The scenes that follow build on this critique. After they are sentenced, Kalin presents a montage of headshots in profile with notes denoting their phrenological traits—a deviant brow here, an aggressive nose there. A voiceover explains how the facial features of Leopold and Loeb caused their “criminal urges.” Later, after Loeb’s killer is quickly acquitted by a jury when he claims Loeb propositioned him, Kalin cuts to a man reading aloud a news story detailing the event, describing the killer as a “Negro” who brutally attacked Loeb after incessant sexual pressuring (despite the assailant being white, and the evidence strongly pointing toward Loeb’s killer being the instigator). Both scenes stage the panicky spin which followed the Leopold and Loeb trial. Pseudoscientific arguments about their innate criminality and perversion were offered up to explain their actions—and thus criminal behavior writ large—and the killing of Loeb is distorted to reinforce preexisting sexual and racial assumptions. Despite its period setting, Kalin created in Swoon a sharp perspective on how marginalized people are blamed for crime and social dysfunction, with a particularly pointed view on how queer sex is treated as a sinister act on par with murder.

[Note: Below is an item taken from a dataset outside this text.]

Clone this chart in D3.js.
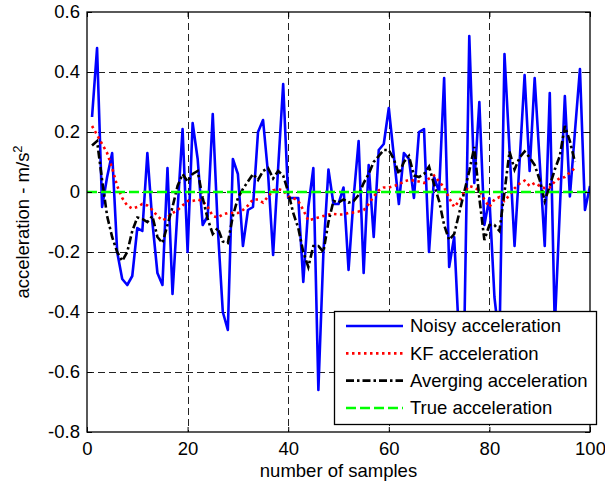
<!DOCTYPE html>
<html>
<head>
<meta charset="utf-8">
<script src="https://cdn.jsdelivr.net/npm/d3@7"></script>
<style>
  body { margin: 0; background: #fff; }
  svg text { font-family: "Liberation Sans", Arial, sans-serif; }
</style>
</head>
<body>
<svg id="chart" width="605" height="486"></svg>
<script>
// values, sample n = index + 1
var noisyAccel = [
  0.25, 0.48, -0.05, 0.05, 0.13, -0.2, -0.29, -0.31, -0.28, -0.12,
  -0.13, 0.13, -0.1, -0.27, -0.31, 0.08, -0.34, -0.06, 0.21, -0.2,
  0.23, 0.11, -0.11, -0.08, 0.26, -0.12, -0.4, -0.46, 0.11, 0.06,
  -0.18, -0.06, -0.05, 0.2, 0.24, 0.06, -0.21, 0.08, 0.36, -0.02,
  -0.02, -0.02, -0.3, -0.05, 0.08, -0.66, -0.2, 0.075, -0.04, -0.04,
  0.015, -0.26, -0.02, 0.17, -0.27, 0.09, -0.15, 0.14, 0.16, 0.28,
  0.12, -0.04, 0.13, 0.11, -0.02, 0.2, 0.21, -0.2, 0.05, 0.0,
  0.38, -0.25, -0.15, -0.5, -0.48, 0.52, 0.03, 0.3, -0.11, -0.02,
  -0.35, -0.5, 0.46, 0.14, -0.18, 0.1, 0.39, 0.07, 0.38, 0.1,
  -0.18, 0.33, -0.45, -0.06, 0.32, -0.015, 0.2, 0.41, -0.06, 0.02
];

var kfAccel = [
  0.22, 0.19, 0.16, 0.13, 0.08, 0.02, -0.02, -0.045, -0.055, -0.05,
  -0.04, -0.045, -0.06, -0.08, -0.095, -0.085, -0.07, -0.06, -0.045, -0.03,
  -0.03, -0.025, -0.03, -0.05, -0.08, -0.085, -0.075, -0.07, -0.07, -0.07,
  -0.06, -0.045, -0.025, -0.025, -0.035, -0.015, 0.005, 0.01, 0.005, -0.015,
  -0.02, -0.03, -0.06, -0.095, -0.09, -0.085, -0.08, -0.075, -0.073, -0.075,
  -0.075, -0.07, -0.068, -0.065, -0.06, -0.04, -0.015, 0.005, 0.015, 0.015,
  0.02, 0.025, 0.035, 0.04, 0.038, 0.035, 0.03, 0.045, 0.055, 0.035,
  0.015, -0.02, -0.05, -0.03, 0.0, 0.02, 0.015, 0.005, -0.025, -0.05,
  -0.025, -0.017, -0.03, -0.01, 0.012, 0.028, 0.038, 0.02, 0.03, 0.02,
  0.013, 0.015, 0.035, 0.046, 0.05, 0.065, 0.08
];

var avgAccel = [
  0.155, 0.17, 0.04, -0.08, -0.15, -0.2, -0.23, -0.2, -0.13, -0.085,
  -0.09, -0.1, -0.08, -0.15, -0.17, -0.11, -0.05, 0.02, 0.06, 0.035,
  0.06, 0.07, -0.02, -0.09, -0.14, -0.12, -0.165, -0.17, -0.08, -0.02,
  0.01, 0.035, 0.06, 0.04, 0.07, 0.08, 0.045, 0.07, 0.055, 0.0,
  -0.07, -0.12, -0.2, -0.25, -0.18, -0.18, -0.2, -0.1, -0.03, -0.035,
  -0.025, -0.035, -0.03, -0.01, 0.03, 0.06, 0.1, 0.12, 0.14, 0.14,
  0.11, 0.06, 0.1, 0.12, 0.055, 0.05, 0.06, 0.085, 0.025, -0.03,
  -0.11, -0.16, -0.14, -0.07, 0.0, 0.07, 0.15, -0.02, -0.16, -0.11,
  -0.11, -0.13, 0.0, 0.135, 0.075, 0.115, 0.135, 0.115, 0.09, 0.04,
  -0.03, 0.02, 0.075, 0.12, 0.22, 0.17, 0.1
];

var trueSamples = [0, 100];
var trueAccel = [0, 0];

var xTicks = [0, 20, 40, 60, 80, 100];
var yTicks = [-0.8, -0.6, -0.4, -0.2, 0, 0.2, 0.4, 0.6];

var legendNames = ["Noisy acceleration", "KF acceleration", "Averging acceleration", "True acceleration"];

(function() {
  // plot box (window.top is read-only, so keep these local)
  var pLeft = 87, pRight = 590, pTop = 12, pBottom = 432;
  var fontSize = 18.5;

  var svg = d3.select("#chart");

  var x = d3.scaleLinear().domain([0, 100]).range([pLeft, pRight]);
  var y = d3.scaleLinear().domain([-0.8, 0.6]).range([pBottom, pTop]);

  svg.append("rect")
    .attr("x", pLeft).attr("y", pTop)
    .attr("width", pRight - pLeft).attr("height", pBottom - pTop)
    .attr("fill", "#fff");

  // grid
  var grid = svg.append("g")
    .attr("stroke", "#222")
    .attr("stroke-width", 1)
    .attr("stroke-dasharray", "7,4");

  grid.selectAll(".gx")
    .data(xTicks.slice(1, -1))
    .enter().append("line")
    .attr("x1", function(d) { return Math.round(x(d)) + 0.5; })
    .attr("x2", function(d) { return Math.round(x(d)) + 0.5; })
    .attr("y1", pTop).attr("y2", pBottom);

  grid.selectAll(".gy")
    .data(yTicks.slice(1, -1))
    .enter().append("line")
    .attr("y1", function(d) { return Math.round(y(d)) + 0.5; })
    .attr("y2", function(d) { return Math.round(y(d)) + 0.5; })
    .attr("x1", pLeft).attr("x2", pRight);

  svg.append("clipPath").attr("id", "plotClip")
    .append("rect")
    .attr("x", pLeft).attr("y", pTop)
    .attr("width", pRight - pLeft).attr("height", pBottom - pTop);

  var lines = svg.append("g").attr("clip-path", "url(#plotClip)");

  var line = d3.line()
    .x(function(d, i) { return x(i + 1); })
    .y(function(d) { return y(d); });

  lines.append("path")
    .datum(noisyAccel)
    .attr("d", line)
    .attr("fill", "none")
    .attr("stroke", "#0000ff")
    .attr("stroke-width", 2.6)
    .attr("stroke-linejoin", "round");

  lines.append("path")
    .datum(kfAccel)
    .attr("d", line)
    .attr("fill", "none")
    .attr("stroke", "#ff0000")
    .attr("stroke-width", 2.6)
    .attr("stroke-dasharray", "2.5,3.5");

  lines.append("path")
    .datum(avgAccel)
    .attr("d", line)
    .attr("fill", "none")
    .attr("stroke", "#000")
    .attr("stroke-width", 2.6)
    .attr("stroke-dasharray", "8,3,2.5,3");

  lines.append("path")
    .datum(trueAccel)
    .attr("d", d3.line()
      .x(function(d, i) { return x(trueSamples[i]); })
      .y(function(d) { return y(d); }))
    .attr("fill", "none")
    .attr("stroke", "#00ff00")
    .attr("stroke-width", 2.6)
    .attr("stroke-dasharray", "10,4");

  // axes with inward ticks
  function fmtY(d) { return d === 0 ? "0" : d.toFixed(1); }

  var xAxis = svg.append("g")
    .attr("transform", "translate(0," + pBottom + ")")
    .call(d3.axisBottom(x).tickValues(xTicks).tickSize(-5).tickPadding(10).tickFormat(d3.format("d")));
  var xAxisTop = svg.append("g")
    .attr("transform", "translate(0," + pTop + ")")
    .call(d3.axisTop(x).tickValues(xTicks).tickSize(-5).tickFormat(""));
  var yAxis = svg.append("g")
    .attr("transform", "translate(" + pLeft + ",0)")
    .call(d3.axisLeft(y).tickValues(yTicks).tickSize(-5).tickPadding(7).tickFormat(fmtY));
  var yAxisRight = svg.append("g")
    .attr("transform", "translate(" + pRight + ",0)")
    .call(d3.axisRight(y).tickValues(yTicks).tickSize(-5).tickFormat(""));

  [xAxis, xAxisTop, yAxis, yAxisRight].forEach(function(a) {
    a.select(".domain").remove();
    a.selectAll(".tick line").attr("stroke", "#000");
    a.selectAll("text").attr("font-size", fontSize).attr("fill", "#000")
      .style("font-family", "'Liberation Sans', Arial, sans-serif");
  });

  svg.append("rect")
    .attr("x", pLeft).attr("y", pTop)
    .attr("width", pRight - pLeft).attr("height", pBottom - pTop)
    .attr("fill", "none")
    .attr("stroke", "#000")
    .attr("stroke-width", 1.3);

  // axis titles
  svg.append("text")
    .attr("x", (pLeft + pRight) / 2)
    .attr("y", 477)
    .attr("text-anchor", "middle")
    .attr("font-size", fontSize)
    .text("number of samples");

  var ylab = svg.append("text")
    .attr("transform", "translate(29," + ((pTop + pBottom) / 2) + ") rotate(-90)")
    .attr("text-anchor", "middle")
    .attr("font-size", fontSize);
  ylab.append("tspan").text("acceleration - m/s");
  ylab.append("tspan").attr("font-size", 13).attr("dy", -7).text("2");

  // legend
  var legend = svg.append("g");
  legend.append("rect")
    .attr("x", 334.5).attr("y", 311.5)
    .attr("width", 262).attr("height", 113)
    .attr("fill", "#fff")
    .attr("stroke", "#000")
    .attr("stroke-width", 1.3);

  var legendStyles = [
    { color: "#0000ff", dash: null },
    { color: "#ff0000", dash: "2.5,3.5" },
    { color: "#000", dash: "8,3,2.5,3" },
    { color: "#00ff00", dash: "10,4" }
  ];

  var ly = d3.scalePoint().domain(legendNames).range([326, 408]);

  var rows = legend.selectAll(".row")
    .data(legendNames)
    .enter().append("g")
    .attr("transform", function(d) { return "translate(0," + ly(d) + ")"; });

  rows.append("line")
    .attr("x1", 346).attr("x2", 403)
    .attr("stroke", function(d, i) { return legendStyles[i].color; })
    .attr("stroke-width", 2.6)
    .attr("stroke-dasharray", function(d, i) { return legendStyles[i].dash; });

  rows.append("text")
    .attr("x", 410)
    .attr("dy", "0.35em")
    .attr("font-size", fontSize)
    .text(function(d) { return d; });
})();
</script>
</body>
</html>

If The Living End depicts violent crime as an impulsive response to suffocating oppression, and Swoon shows that anti-normative sexuality can be a crime in itself, then together they provide a disquieting picture of the structures and consequences of homophobia. Despite legal victories and cultural assimilation in the interim, these structures have not entirely abated since 1992, and we now find ourselves in the midst of political and cultural backlash toward LGBTQ+ communities—see, for instance, Florida’s “Don’t Say Gay” bill, censorship of queer literature, and legislation blocking healthcare for transgender children. These films, though responding to the most pressing issues facing queer people 30 years ago, still felt relevant to me when I watched them. The Living End’s anarchy and anger and Swoon’s disquieting dialogue with history are both emotionally potent, intellectually honest cinematic approaches to depicting queer lives under attack, whether in 1992 or 2022.
Even with the increase in volume of queer films in mainstream filmmaking, I find that perspectives like Kalin’s and Araki’s are underrepresented, which can at least partially be attributed to the difficulties of independent filmmaking and the limits of queer narratives that corporations will bankroll. The Living End and Swoon are powerful films because they are both uncompromising, singular aesthetic visions and urgent responses to the oppression of queer communities. In her conclusion to New Queer Cinema: Director’s Cut, written during the Obama administration, B. Ruby Rich wrote “Yes, I’m happy to have more rights, but oh how I miss the outlawry of the old days.” With the rights and safety of queer people still threatened, it may be time for cinematic “outlawry” to make a return.